GPT-5 Fine-Tuning Opens to All Paid API Developers
OpenAI has made GPT-5 fine-tuning available to all paid API developers, supporting custom training runs with as few as 10 examples and introducing a supervised fine-tuning dashboard with real-time loss curve visualization.
Original sourceOpenAI has expanded access to GPT-5 fine-tuning beyond its earlier limited beta, making the capability available to all developers on paid API tiers. The update lowers the floor for custom model training significantly — developers can now initiate a fine-tuning job with as few as 10 labeled examples, compared to the hundreds typically required by prior GPT-3.5 and GPT-4 workflows.
Alongside the access expansion, OpenAI introduced a supervised fine-tuning dashboard that surfaces real-time loss curve visualization during training runs. This lets developers monitor convergence without pulling metrics programmatically or waiting for job completion emails, addressing one of the more friction-heavy parts of the previous fine-tuning workflow.
GPT-5 fine-tuning follows the same API structure as previous generations, meaning existing fine-tuning integrations require minimal changes to adopt the new model. Pricing for fine-tuning GPT-5 follows a per-token training cost model, with inference on the resulting custom model billed at a premium above standard GPT-5 API rates — a structure consistent with how OpenAI has handled fine-tuned model tiers historically.

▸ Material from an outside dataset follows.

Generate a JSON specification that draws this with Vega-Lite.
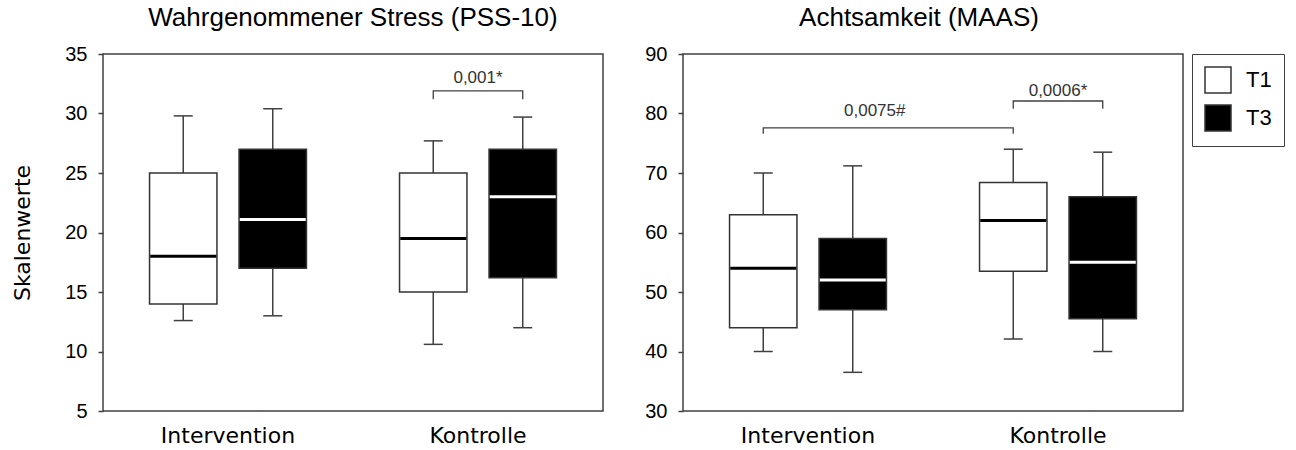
{
  "$schema": "https://vega.github.io/schema/vega-lite/v6.json",
  "background": "white",
  "padding": {"left": 11, "top": 4, "right": 0, "bottom": 0},
  "spacing": 40,
  "datasets": {
    "pss": [
      {"group": "Intervention", "time": "T1", "low": 12.6, "q1": 14.0, "median": 18.0, "q3": 25.0, "high": 29.8},
      {"group": "Intervention", "time": "T3", "low": 13.0, "q1": 17.0, "median": 21.1, "q3": 27.0, "high": 30.4},
      {"group": "Kontrolle", "time": "T1", "low": 10.6, "q1": 15.0, "median": 19.5, "q3": 25.0, "high": 27.7},
      {"group": "Kontrolle", "time": "T3", "low": 12.0, "q1": 16.2, "median": 23.0, "q3": 27.0, "high": 29.7}
    ],
    "maas": [
      {"group": "Intervention", "time": "T1", "low": 40.0, "q1": 44.0, "median": 54.0, "q3": 63.0, "high": 70.0},
      {"group": "Intervention", "time": "T3", "low": 36.5, "q1": 47.0, "median": 52.0, "q3": 59.0, "high": 71.2},
      {"group": "Kontrolle", "time": "T1", "low": 42.1, "q1": 53.5, "median": 62.0, "q3": 68.4, "high": 74.0},
      {"group": "Kontrolle", "time": "T3", "low": 40.0, "q1": 45.5, "median": 55.0, "q3": 66.0, "high": 73.5}
    ],
    "pss_br": [
      {"id": "a", "ord": 1, "group": "Kontrolle", "time": "T1", "y": 31.2},
      {"id": "a", "ord": 2, "group": "Kontrolle", "time": "T1", "y": 31.9},
      {"id": "a", "ord": 3, "group": "Kontrolle", "time": "T3", "y": 31.9},
      {"id": "a", "ord": 4, "group": "Kontrolle", "time": "T3", "y": 31.2}
    ],
    "maas_br": [
      {"id": "a", "ord": 1, "group": "Intervention", "time": "T1", "y": 76.6},
      {"id": "a", "ord": 2, "group": "Intervention", "time": "T1", "y": 77.6},
      {"id": "a", "ord": 3, "group": "Kontrolle", "time": "T1", "y": 77.6},
      {"id": "a", "ord": 4, "group": "Kontrolle", "time": "T1", "y": 76.6},
      {"id": "b", "ord": 1, "group": "Kontrolle", "time": "T1", "y": 80.8},
      {"id": "b", "ord": 2, "group": "Kontrolle", "time": "T1", "y": 82.1},
      {"id": "b", "ord": 3, "group": "Kontrolle", "time": "T3", "y": 82.1},
      {"id": "b", "ord": 4, "group": "Kontrolle", "time": "T3", "y": 80.8}
    ],
    "pss_txt": [
      {"group": "Kontrolle", "y": 33.0, "label": "0,001*"}
    ],
    "maas_txt_a": [
      {"group": "Kontrolle", "y": 83.8, "label": "0,0006*"}
    ],
    "maas_txt_b": [
      {"group": "Intervention", "time": "T3", "y": 80.4, "label": "0,0075#"}
    ]
  },
  "config": {
    "view": {"stroke": "#404040", "strokeWidth": 1.5},
    "font": "Liberation Sans",
    "tick": {"opacity": 1},
    "axis": {"grid": false, "domain": false, "labelColor": "black", "tickColor": "#404040", "titleColor": "black"},
    "axisX": {"ticks": false, "labelAngle": 0, "labelFont": "DejaVu Sans", "labelFontSize": 22, "labelPadding": 14},
    "axisY": {"tickSize": 5, "tickWidth": 1.5, "labelFont": "Liberation Sans", "labelFontSize": 20, "labelPadding": 11, "titleFont": "DejaVu Sans", "titleFontSize": 22, "titleFontWeight": "normal", "titlePadding": 30},
    "title": {"fontSize": 26, "fontWeight": "normal", "font": "Liberation Sans", "color": "black"}
  },
  "resolve": {"legend": {"fill": "independent"}, "scale": {"fill": "independent"}},
  "hconcat": [
    {
      "width": 500,
      "height": 357,
      "title": {"text": "Wahrgenommener Stress (PSS-10)", "anchor": "middle", "frame": "group", "offset": -13, "baseline": "bottom"},
      "encoding": {
        "x": {"field": "group", "type": "nominal", "sort": ["Intervention", "Kontrolle"], "title": null, "scale": {"paddingInner": 0, "paddingOuter": 0}}
      },
      "layer": [
        {
          "data": {"name": "pss"},
          "mark": {"type": "rule", "color": "#404040", "strokeWidth": 1.5},
          "encoding": {
            "xOffset": {"field": "time", "type": "nominal", "sort": ["T1", "T3"], "scale": {"paddingInner": 0.247, "paddingOuter": 0.52}},
            "y": {"field": "low", "type": "quantitative", "title": "Skalenwerte", "scale": {"domain": [5, 35], "nice": false, "zero": false}, "axis": {"values": [5, 10, 15, 20, 25, 30, 35]}},
            "y2": {"field": "high"}
          }
        },
        {
          "data": {"name": "pss"},
          "mark": {"type": "tick", "color": "#404040", "thickness": 1.5, "size": 19, "opacity": 1},
          "encoding": {
            "xOffset": {"field": "time", "type": "nominal", "sort": ["T1", "T3"]},
            "y": {"field": "low", "type": "quantitative", "title": "Skalenwerte"}
          }
        },
        {
          "data": {"name": "pss"},
          "mark": {"type": "tick", "color": "#404040", "thickness": 1.5, "size": 19, "opacity": 1},
          "encoding": {
            "xOffset": {"field": "time", "type": "nominal", "sort": ["T1", "T3"]},
            "y": {"field": "high", "type": "quantitative", "title": "Skalenwerte"}
          }
        },
        {
          "data": {"name": "pss"},
          "mark": {"type": "bar", "stroke": "#333333", "strokeWidth": 1.5, "opacity": 1},
          "encoding": {
            "xOffset": {"field": "time", "type": "nominal", "sort": ["T1", "T3"]},
            "y": {"field": "q1", "type": "quantitative", "title": "Skalenwerte"},
            "y2": {"field": "q3"},
            "fill": {"field": "time", "type": "nominal", "scale": {"domain": ["T1", "T3"], "range": ["white", "black"]}, "legend": null}
          }
        },
        {
          "data": {"name": "pss"},
          "mark": {"type": "tick", "thickness": 3, "size": 66, "opacity": 1},
          "encoding": {
            "xOffset": {"field": "time", "type": "nominal", "sort": ["T1", "T3"]},
            "y": {"field": "median", "type": "quantitative", "title": "Skalenwerte"},
            "color": {"condition": {"test": "datum.time === 'T3'", "value": "white"}, "value": "black"}
          }
        },
        {
          "data": {"name": "pss_br"},
          "mark": {"type": "line", "color": "#404040", "strokeWidth": 1.3},
          "encoding": {
            "xOffset": {"field": "time", "type": "nominal", "sort": ["T1", "T3"]},
            "y": {"field": "y", "type": "quantitative", "title": "Skalenwerte"},
            "detail": {"field": "id"},
            "order": {"field": "ord", "type": "quantitative"}
          }
        },
        {
          "data": {"name": "pss_txt"},
          "mark": {"type": "text", "fontSize": 17, "color": "#333333", "font": "Liberation Sans"},
          "encoding": {
            "y": {"field": "y", "type": "quantitative", "title": "Skalenwerte"},
            "text": {"field": "label"}
          }
        }
      ]
    },
    {
      "width": 500,
      "height": 357,
      "title": {"text": "Achtsamkeit (MAAS)", "anchor": "middle", "frame": "group", "offset": -13, "baseline": "bottom", "dx": -14},
      "encoding": {
        "x": {"field": "group", "type": "nominal", "sort": ["Intervention", "Kontrolle"], "title": null, "scale": {"paddingInner": 0, "paddingOuter": 0}}
      },
      "layer": [
        {
          "data": {"name": "maas"},
          "mark": {"type": "rule", "color": "#404040", "strokeWidth": 1.5},
          "encoding": {
            "xOffset": {"field": "time", "type": "nominal", "sort": ["T1", "T3"], "scale": {"paddingInner": 0.247, "paddingOuter": 0.52}},
            "y": {"field": "low", "type": "quantitative", "title": null, "scale": {"domain": [30, 90], "nice": false, "zero": false}, "axis": {"values": [30, 40, 50, 60, 70, 80, 90]}},
            "y2": {"field": "high"}
          }
        },
        {
          "data": {"name": "maas"},
          "mark": {"type": "tick", "color": "#404040", "thickness": 1.5, "size": 19, "opacity": 1},
          "encoding": {
            "xOffset": {"field": "time", "type": "nominal", "sort": ["T1", "T3"]},
            "y": {"field": "low", "type": "quantitative", "title": null}
          }
        },
        {
          "data": {"name": "maas"},
          "mark": {"type": "tick", "color": "#404040", "thickness": 1.5, "size": 19, "opacity": 1},
          "encoding": {
            "xOffset": {"field": "time", "type": "nominal", "sort": ["T1", "T3"]},
            "y": {"field": "high", "type": "quantitative", "title": null}
          }
        },
        {
          "data": {"name": "maas"},
          "mark": {"type": "bar", "stroke": "#333333", "strokeWidth": 1.5, "opacity": 1},
          "encoding": {
            "xOffset": {"field": "time", "type": "nominal", "sort": ["T1", "T3"]},
            "y": {"field": "q1", "type": "quantitative", "title": null},
            "y2": {"field": "q3"},
            "fill": {
              "field": "time", "type": "nominal",
              "scale": {"domain": ["T1", "T3"], "range": ["white", "black"]},
              "legend": {
                "title": null, "orient": "right", "offset": 9,
                "symbolType": "square", "symbolSize": 676, "symbolStrokeColor": "#333333", "symbolStrokeWidth": 1.5, "symbolOpacity": 1,
                "labelFontSize": 22, "labelFont": "Liberation Sans", "labelColor": "black", "labelOffset": 14,
                "strokeColor": "#404040", "padding": 12, "rowPadding": 6
              }
            }
          }
        },
        {
          "data": {"name": "maas"},
          "mark": {"type": "tick", "thickness": 3, "size": 66, "opacity": 1},
          "encoding": {
            "xOffset": {"field": "time", "type": "nominal", "sort": ["T1", "T3"]},
            "y": {"field": "median", "type": "quantitative", "title": null},
            "color": {"condition": {"test": "datum.time === 'T3'", "value": "white"}, "value": "black"}
          }
        },
        {
          "data": {"name": "maas_br"},
          "mark": {"type": "line", "color": "#404040", "strokeWidth": 1.3},
          "encoding": {
            "xOffset": {"field": "time", "type": "nominal", "sort": ["T1", "T3"]},
            "y": {"field": "y", "type": "quantitative", "title": null},
            "detail": {"field": "id"},
            "order": {"field": "ord", "type": "quantitative"}
          }
        },
        {
          "data": {"name": "maas_txt_a"},
          "mark": {"type": "text", "fontSize": 17, "color": "#333333", "font": "Liberation Sans"},
          "encoding": {
            "y": {"field": "y", "type": "quantitative", "title": null},
            "text": {"field": "label"}
          }
        },
        {
          "data": {"name": "maas_txt_b"},
          "mark": {"type": "text", "fontSize": 17, "color": "#333333", "font": "Liberation Sans", "dx": 22},
          "encoding": {
            "xOffset": {"field": "time", "type": "nominal", "sort": ["T1", "T3"]},
            "y": {"field": "y", "type": "quantitative", "title": null},
            "text": {"field": "label"}
          }
        }
      ]
    }
  ]
}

The move positions OpenAI more directly against managed fine-tuning offerings from Anthropic, Google, and open-weight alternatives like Llama and Mistral, where fine-tuning has been available and in some cases cheaper. The 10-example minimum is a notable accessibility claim, though the practical quality of outputs at that data volume will depend heavily on task specificity and how well GPT-5's base capabilities align with the target domain.
Panel Takes
The Builder
Developer Perspective
“The primitive here is straightforward: supervised fine-tuning over GPT-5 with a training API that mirrors prior generations, plus a dashboard that shows loss curves in real time instead of making you poll a job status endpoint like it's 2019. The DX bet is backwards-compatibility — if your fine-tuning pipeline already targets GPT-4, swapping the model string should mostly work, and that's the right call. The 10-example minimum is interesting but I'd want to see what the loss curves actually look like at that data volume before trusting it on anything production-critical.”
The Skeptic
Reality Check
“The 10-example claim is doing a lot of work in this announcement and nobody should ship a production fine-tune on 10 examples without serious evaluation — that number gets you a proof-of-concept, not a reliable custom model. The real competition here isn't Anthropic's fine-tuning, it's open-weight models where you own the weights and the inference cost doesn't compound every time you call the endpoint. What kills this in 12 months: OpenAI's inference pricing on fine-tuned models makes the math painful at scale, and the moment Llama-class models hit GPT-5-level base quality, the lock-in argument evaporates entirely.”
The Founder
Business & Market
“The buyer here is any engineering team that was already paying for GPT-5 API access and wants task-specific performance without switching vendors — it's an upsell baked into existing budget, which is clean distribution. The moat concern is real though: fine-tuned weights still live in OpenAI's infrastructure, so the switching cost is your training data and job history, not the model itself. The pricing architecture — premium inference rates on top of training costs — means this scales linearly against the customer's success, which is fine until a competitor offers hosted fine-tuning on a comparable model at commodity inference rates.”
The PM
Product Strategy
“The job-to-be-done is sharp: adapt GPT-5 to a specific task or domain without managing your own infrastructure, and know whether it's working before the job finishes. The real-time loss curve dashboard is the product decision that makes this more than an API endpoint — it turns a black-box training job into something a developer can actually intervene on, which is the difference between a tool and a workflow. The open question is completeness: without tooling for dataset management, versioning fine-tuned models against eval sets, and A/B testing base vs. fine-tuned in production, developers will still be stitching together half the workflow themselves.”